**DATA LINES**
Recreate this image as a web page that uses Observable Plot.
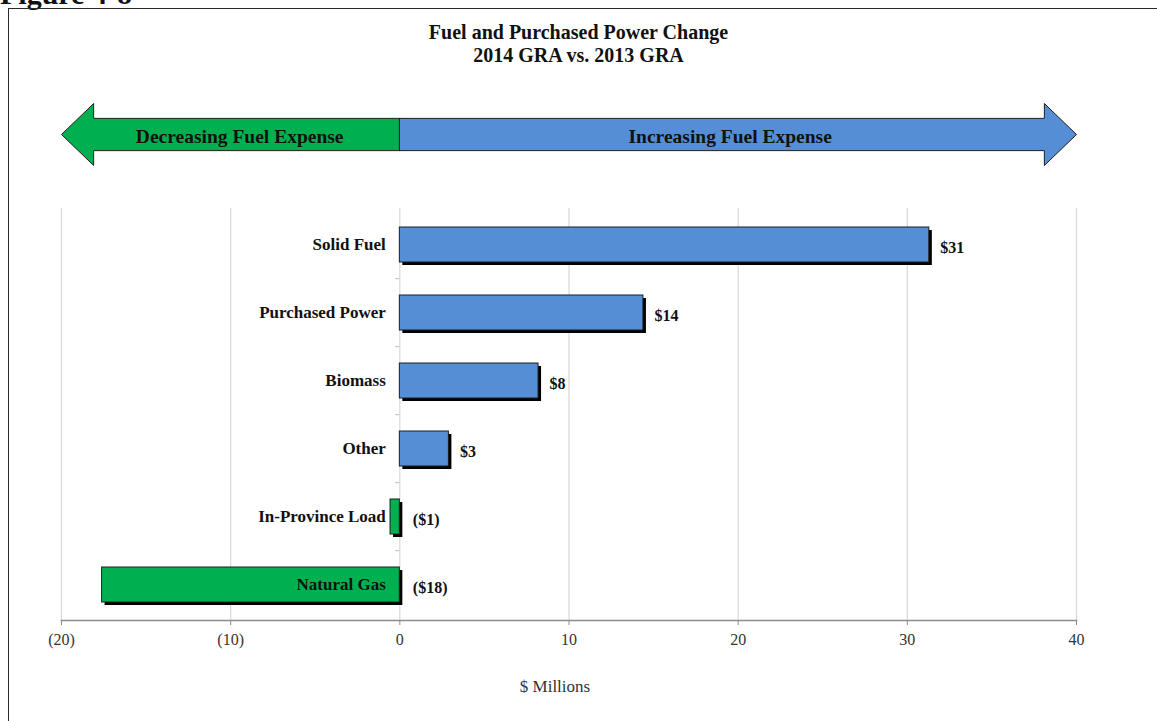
<!DOCTYPE html>
<html>
<head>
<meta charset="utf-8">
<script src="https://cdn.jsdelivr.net/npm/d3@7"></script>
<script src="https://cdn.jsdelivr.net/npm/@observablehq/plot@0.6"></script>
<style>
  html, body { margin: 0; padding: 0; background: #fff; }
  body {
    width: 1157px; height: 721px; position: relative; overflow: hidden;
    font-family: "Liberation Serif", "Times New Roman", serif; color: #111;
  }
  #figno { position: absolute; left: 0; top: -21px; font-weight: bold; font-size: 30px; line-height: 30px; }
  #frame {
    position: absolute; left: 8px; top: 8px; width: 1200px; height: 800px;
    border: 1.5px solid #2a2a2a; box-sizing: border-box; z-index: 5; pointer-events: none;
  }
  #title {
    position: absolute; left: 0; top: 21px; width: 1157px; text-align: center;
    font-weight: bold; font-size: 20px; line-height: 23px;
  }
  #arrow { position: absolute; left: 0; top: 95px; }
  #chart { position: absolute; left: 0; top: 195px; }
  #xlabel {
    position: absolute; left: 455px; width: 200px; top: 677px; text-align: center;
    font-size: 17px; line-height: 20px; color: #333;
  }
</style>
</head>
<body>
<div id="figno">Figure 4-8</div>
<div id="frame"></div>
<div id="title">Fuel and Purchased Power Change<br>2014 GRA vs. 2013 GRA</div>
<div id="arrow"></div>
<div id="chart"></div>
<div id="xlabel">$ Millions</div>
<script>
// Change in fuel and purchased power cost by component, $ millions
const categories = ["Solid Fuel", "Purchased Power", "Biomass", "Other", "In-Province Load", "Natural Gas"];
const changes = [31.3, 14.4, 8.2, 2.9, -0.55, -17.6];

// Horizontal axis
const xDomain = [-20, 40];
const xTicks = [-20, -10, 0, 10, 20, 30, 40];
const xTickLabels = ["(20)", "(10)", "0", "10", "20", "30", "40"];

// Direction banner
const arrowLabels = ["Decreasing Fuel Expense", "Increasing Fuel Expense"];

const BLUE = "#558ED5";
const GREEN = "#00B050";
const OUTLINE = "#1e1e1e";

const W = 1157;
const marginLeft = 61, marginRight = 81;

const rows = categories.map((c, i) => ({category: c, value: changes[i]}));
const money = v => v < 0 ? `($${Math.round(-v)})` : `$${Math.round(v)}`;

// ---- Banner arrow (shares the x scale of the chart) ----
const headLen = 1.9, shaft = 0.52;
const leftArrow = [
  {x: 0, y: shaft}, {x: xDomain[0] + headLen, y: shaft}, {x: xDomain[0] + headLen, y: 1},
  {x: xDomain[0], y: 0},
  {x: xDomain[0] + headLen, y: -1}, {x: xDomain[0] + headLen, y: -shaft}, {x: 0, y: -shaft}
];
const rightArrow = [
  {x: 0, y: shaft}, {x: xDomain[1] - headLen, y: shaft}, {x: xDomain[1] - headLen, y: 1},
  {x: xDomain[1], y: 0},
  {x: xDomain[1] - headLen, y: -1}, {x: xDomain[1] - headLen, y: -shaft}, {x: 0, y: -shaft}
];

const arrowPlot = Plot.plot({
  width: W, height: 80,
  marginLeft, marginRight, marginTop: 0, marginBottom: 0,
  style: {background: "transparent", fontFamily: "Liberation Serif, Times New Roman, serif"},
  x: {domain: xDomain, axis: null},
  y: {domain: [-1, 1], range: [70, 8], axis: null},
  marks: [
    Plot.line(leftArrow, {x: "x", y: "y", curve: "linear-closed", fill: GREEN, stroke: OUTLINE, strokeWidth: 1}),
    Plot.line(rightArrow, {x: "x", y: "y", curve: "linear-closed", fill: BLUE, stroke: OUTLINE, strokeWidth: 1}),
    Plot.text([arrowLabels[0]], {x: (xDomain[0] + 0) / 2, y: 0, text: d => d, dx: 9, dy: 2,
      fontSize: 19.5, fontWeight: "bold", fill: "#111"}),
    Plot.text([arrowLabels[1]], {x: (xDomain[1] + 0) / 2, y: 0, text: d => d, dx: -8, dy: 2,
      fontSize: 19.5, fontWeight: "bold", fill: "#111"})
  ]
});
document.getElementById("arrow").append(arrowPlot);

// ---- Bar chart ----
const H = 525, marginTop = 13, marginBottom = 100;
const step = (H - marginTop - marginBottom) / categories.length;

const chart = Plot.plot({
  width: W, height: H,
  marginLeft, marginRight, marginTop, marginBottom,
  style: {background: "transparent", fontFamily: "Liberation Serif, Times New Roman, serif", fontSize: "16px"},
  x: {domain: xDomain},
  y: {domain: categories, paddingInner: 0.49, paddingOuter: 0.245, axis: null},
  marks: [
    Plot.gridX(xTicks, {stroke: "#d9d9d9", strokeOpacity: 1, strokeWidth: 1.2}),
    // category separators on the zero line
    Plot.ruleY(categories.slice(1), {y: d => d, x1: -0.25, x2: 0, dy: -step / 2, stroke: "#bdbdbd"}),
    Plot.frame({anchor: "bottom", stroke: "#8c8c8c", strokeWidth: 1.6}),
    Plot.axisX({
      ticks: xTicks,
      tickFormat: d => xTickLabels[xTicks.indexOf(d)],
      tickSize: 5, tickPadding: 8,
      stroke: "#8c8c8c", fill: "#333", fontSize: 16,
      label: null
    }),
    // drop shadows
    Plot.barX(rows, {y: "category", x1: 0, x2: "value", dx: 3, dy: 3, fill: "#000"}),
    Plot.barX(rows, {y: "category", x1: 0, x2: "value",
      fill: d => d.value >= 0 ? BLUE : GREEN, stroke: OUTLINE, strokeWidth: 1}),
    Plot.text(rows, {y: "category", x: 0, text: "category", textAnchor: "end", dx: -14,
      fontSize: 17, fontWeight: "bold", fill: "#111"}),
    Plot.text(rows.filter(d => d.value >= 0), {y: "category", x: "value", text: d => money(d.value),
      textAnchor: "start", dx: 11, dy: 3, fontSize: 16, fontWeight: "bold", fill: "#111"}),
    Plot.text(rows.filter(d => d.value < 0), {y: "category", x: 0, text: d => money(d.value),
      textAnchor: "start", dx: 13, dy: 3, fontSize: 16, fontWeight: "bold", fill: "#111"})
  ]
});
document.getElementById("chart").append(chart);
</script>
</body>
</html>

**GOAL**
The data should be printed again unchanged; leave its pictures out.

**TASK SOLUTION**
Recreate this image as a web page that uses Observable Plot.
<!DOCTYPE html>
<html>
<head>
<meta charset="utf-8">
<script src="https://cdn.jsdelivr.net/npm/d3@7"></script>
<script src="https://cdn.jsdelivr.net/npm/@observablehq/plot@0.6"></script>
<style>
  html, body { margin: 0; padding: 0; background: #fff; }
  body {
    width: 1157px; height: 721px; position: relative; overflow: hidden;
    font-family: "Liberation Serif", "Times New Roman", serif; color: #111;
  }
  #figno { position: absolute; left: 0; top: -21px; font-weight: bold; font-size: 30px; line-height: 30px; }
  #frame {
    position: absolute; left: 8px; top: 8px; width: 1200px; height: 800px;
    border: 1.5px solid #2a2a2a; box-sizing: border-box; z-index: 5; pointer-events: none;
  }
  #title {
    position: absolute; left: 0; top: 21px; width: 1157px; text-align: center;
    font-weight: bold; font-size: 20px; line-height: 23px;
  }
  #arrow { position: absolute; left: 0; top: 95px; }
  #chart { position: absolute; left: 0; top: 195px; }
  #xlabel {
    position: absolute; left: 455px; width: 200px; top: 677px; text-align: center;
    font-size: 17px; line-height: 20px; color: #333;
  }
</style>
</head>
<body>
<div id="figno">Figure 4-8</div>
<div id="frame"></div>
<div id="title">Fuel and Purchased Power Change<br>2014 GRA vs. 2013 GRA</div>
<div id="arrow"></div>
<div id="chart"></div>
<div id="xlabel">$ Millions</div>
<script>
// Change in fuel and purchased power cost by component, $ millions
const categories = ["Solid Fuel", "Purchased Power", "Biomass", "Other", "In-Province Load", "Natural Gas"];
const changes = [31.3, 14.4, 8.2, 2.9, -0.55, -17.6];

// Horizontal axis
const xDomain = [-20, 40];
const xTicks = [-20, -10, 0, 10, 20, 30, 40];
const xTickLabels = ["(20)", "(10)", "0", "10", "20", "30", "40"];

// Direction banner
const arrowLabels = ["Decreasing Fuel Expense", "Increasing Fuel Expense"];

const BLUE = "#558ED5";
const GREEN = "#00B050";
const OUTLINE = "#1e1e1e";

const W = 1157;
const marginLeft = 61, marginRight = 81;

const rows = categories.map((c, i) => ({category: c, value: changes[i]}));
const money = v => v < 0 ? `($${Math.round(-v)})` : `$${Math.round(v)}`;

// ---- Banner arrow (shares the x scale of the chart) ----
const headLen = 1.9, shaft = 0.52;
const leftArrow = [
  {x: 0, y: shaft}, {x: xDomain[0] + headLen, y: shaft}, {x: xDomain[0] + headLen, y: 1},
  {x: xDomain[0], y: 0},
  {x: xDomain[0] + headLen, y: -1}, {x: xDomain[0] + headLen, y: -shaft}, {x: 0, y: -shaft}
];
const rightArrow = [
  {x: 0, y: shaft}, {x: xDomain[1] - headLen, y: shaft}, {x: xDomain[1] - headLen, y: 1},
  {x: xDomain[1], y: 0},
  {x: xDomain[1] - headLen, y: -1}, {x: xDomain[1] - headLen, y: -shaft}, {x: 0, y: -shaft}
];

const arrowPlot = Plot.plot({
  width: W, height: 80,
  marginLeft, marginRight, marginTop: 0, marginBottom: 0,
  style: {background: "transparent", fontFamily: "Liberation Serif, Times New Roman, serif"},
  x: {domain: xDomain, axis: null},
  y: {domain: [-1, 1], range: [70, 8], axis: null},
  marks: [
    Plot.line(leftArrow, {x: "x", y: "y", curve: "linear-closed", fill: GREEN, stroke: OUTLINE, strokeWidth: 1}),
    Plot.line(rightArrow, {x: "x", y: "y", curve: "linear-closed", fill: BLUE, stroke: OUTLINE, strokeWidth: 1}),
    Plot.text([arrowLabels[0]], {x: (xDomain[0] + 0) / 2, y: 0, text: d => d, dx: 9, dy: 2,
      fontSize: 19.5, fontWeight: "bold", fill: "#111"}),
    Plot.text([arrowLabels[1]], {x: (xDomain[1] + 0) / 2, y: 0, text: d => d, dx: -8, dy: 2,
      fontSize: 19.5, fontWeight: "bold", fill: "#111"})
  ]
});
document.getElementById("arrow").append(arrowPlot);

// ---- Bar chart ----
const H = 525, marginTop = 13, marginBottom = 100;
const step = (H - marginTop - marginBottom) / categories.length;

const chart = Plot.plot({
  width: W, height: H,
  marginLeft, marginRight, marginTop, marginBottom,
  style: {background: "transparent", fontFamily: "Liberation Serif, Times New Roman, serif", fontSize: "16px"},
  x: {domain: xDomain},
  y: {domain: categories, paddingInner: 0.49, paddingOuter: 0.245, axis: null},
  marks: [
    Plot.gridX(xTicks, {stroke: "#d9d9d9", strokeOpacity: 1, strokeWidth: 1.2}),
    // category separators on the zero line
    Plot.ruleY(categories.slice(1), {y: d => d, x1: -0.25, x2: 0, dy: -step / 2, stroke: "#bdbdbd"}),
    Plot.frame({anchor: "bottom", stroke: "#8c8c8c", strokeWidth: 1.6}),
    Plot.axisX({
      ticks: xTicks,
      tickFormat: d => xTickLabels[xTicks.indexOf(d)],
      tickSize: 5, tickPadding: 8,
      stroke: "#8c8c8c", fill: "#333", fontSize: 16,
      label: null
    }),
    // drop shadows
    Plot.barX(rows, {y: "category", x1: 0, x2: "value", dx: 3, dy: 3, fill: "#000"}),
    Plot.barX(rows, {y: "category", x1: 0, x2: "value",
      fill: d => d.value >= 0 ? BLUE : GREEN, stroke: OUTLINE, strokeWidth: 1}),
    Plot.text(rows, {y: "category", x: 0, text: "category", textAnchor: "end", dx: -14,
      fontSize: 17, fontWeight: "bold", fill: "#111"}),
    Plot.text(rows.filter(d => d.value >= 0), {y: "category", x: "value", text: d => money(d.value),
      textAnchor: "start", dx: 11, dy: 3, fontSize: 16, fontWeight: "bold", fill: "#111"}),
    Plot.text(rows.filter(d => d.value < 0), {y: "category", x: 0, text: d => money(d.value),
      textAnchor: "start", dx: 13, dy: 3, fontSize: 16, fontWeight: "bold", fill: "#111"})
  ]
});
document.getElementById("chart").append(chart);
</script>
</body>
</html>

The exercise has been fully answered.